Is there a good study that explains how pumped hydro and solar can actually work to make a significant dent in our gas/coal power?
Some more spitballing:
Demand ranges between 400-650GW over a summer day (over 700GW in heat wave). If we look at EIA data for a summer week we see Hydro produces about ~50 GWh at peak, ~21GW at a low point, over a day. And we see fossil sources producing about ~270GW at minimum to ~460GW maximum over a day. Solar producing nothing at night up to 22GW then unfortunately falling away too early to contribute during the peak demand period (see the duck curve).
So the argument for pumped storage here seems to be that we can somehow get that 21GW to 50GWh production up to some meaningful number. Lets assume we can convert every dam in the country into pumped storage (obviously not but let's assume). Now as discussed need to increase the production capacity of hydro a lot. Let's say we can quadruple the generating capacity of every hydro dam in the country and turn them all into pumped storage. 200GW would be meaningful (not a full solution but nearly half way to a solution).
How? Sounds incredibly unlikely to me. Especially given not all dams are well suited to pumped storage anyway. You build new tunnels and pumping systems to get the water from downstream lakes back up. You add three more generating halls for every one, probably buried alongside the dam, how much is that going to cost? A lot. How long is it going to take? A lot longer. We need something that we can production line produce at this point.

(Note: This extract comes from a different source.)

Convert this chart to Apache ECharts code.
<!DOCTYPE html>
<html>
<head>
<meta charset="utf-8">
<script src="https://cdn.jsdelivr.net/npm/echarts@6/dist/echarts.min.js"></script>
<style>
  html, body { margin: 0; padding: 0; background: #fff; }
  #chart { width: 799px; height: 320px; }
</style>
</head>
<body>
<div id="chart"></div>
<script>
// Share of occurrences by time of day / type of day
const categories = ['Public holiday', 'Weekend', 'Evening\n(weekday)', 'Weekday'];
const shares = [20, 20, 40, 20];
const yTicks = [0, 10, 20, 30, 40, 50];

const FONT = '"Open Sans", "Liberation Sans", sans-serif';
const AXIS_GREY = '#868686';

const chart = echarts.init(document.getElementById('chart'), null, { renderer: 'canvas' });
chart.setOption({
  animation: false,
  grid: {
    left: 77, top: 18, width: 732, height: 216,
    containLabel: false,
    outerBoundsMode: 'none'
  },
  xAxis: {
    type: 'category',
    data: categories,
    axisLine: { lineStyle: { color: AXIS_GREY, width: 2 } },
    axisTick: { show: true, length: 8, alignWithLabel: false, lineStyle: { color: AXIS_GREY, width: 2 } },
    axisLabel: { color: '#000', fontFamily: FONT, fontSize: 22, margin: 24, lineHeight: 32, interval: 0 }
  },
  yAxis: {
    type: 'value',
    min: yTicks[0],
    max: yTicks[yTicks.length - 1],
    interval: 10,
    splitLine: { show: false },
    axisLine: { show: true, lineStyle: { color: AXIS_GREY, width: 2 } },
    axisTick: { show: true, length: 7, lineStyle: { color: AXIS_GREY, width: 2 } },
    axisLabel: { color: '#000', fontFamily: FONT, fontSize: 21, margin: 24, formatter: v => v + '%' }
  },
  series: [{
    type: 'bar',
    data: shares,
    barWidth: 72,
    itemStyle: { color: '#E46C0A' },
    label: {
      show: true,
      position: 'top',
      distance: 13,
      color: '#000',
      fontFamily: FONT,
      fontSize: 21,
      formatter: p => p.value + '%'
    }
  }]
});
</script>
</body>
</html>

Now if we wave a wand and somehow do that though, we could produce a maximum 200GW with our hypothetical hydro/storage set up. But we now also need to build however much solar is also necessary to reach our green 200GW target and pump that water back up during the peak solar period so the hydro can run through the non sunny part of the day giving us some 200GW of continuous Solar+Pumped Hydro base generation. That would have to be somewhere in the vicinity of what? I'm spitballing but maybe like 400GW of solar we need to install? How much do we add on for that cost? So we've quadrupled our dam's generating capacity at some incredible expense and built on top about 13x the amount of solar we currently have installed.
And we still have to keep fossil around to generate 70GW at night and 260GW during the day.
I just don't see how we get pumped hydro beyond anything more than a curiosity at this point. (That doesn't mean I think it shouldn't be pursued where it's feasible and the business case stacks up.)
> All those huge dams you see everywhere with their giant lakes you can see from space that did massive destruction to ecosystems across this country?
"dams are big" x6
See e.g. https://www.technologyreview.com/s/611683/the-25-trillion-re...
Batteries by themselves not enough. Need inverters etc... You cannot get to the cost of the car by only adding up the cost of gasoline used over its lifetime.
China's and south Korea and Russia have nuclear build costs in the $2k-2.5K per KW range. They make 70% of the world's nuclear reactors.
Don't just say "can't" without any justification except your sense of certainty.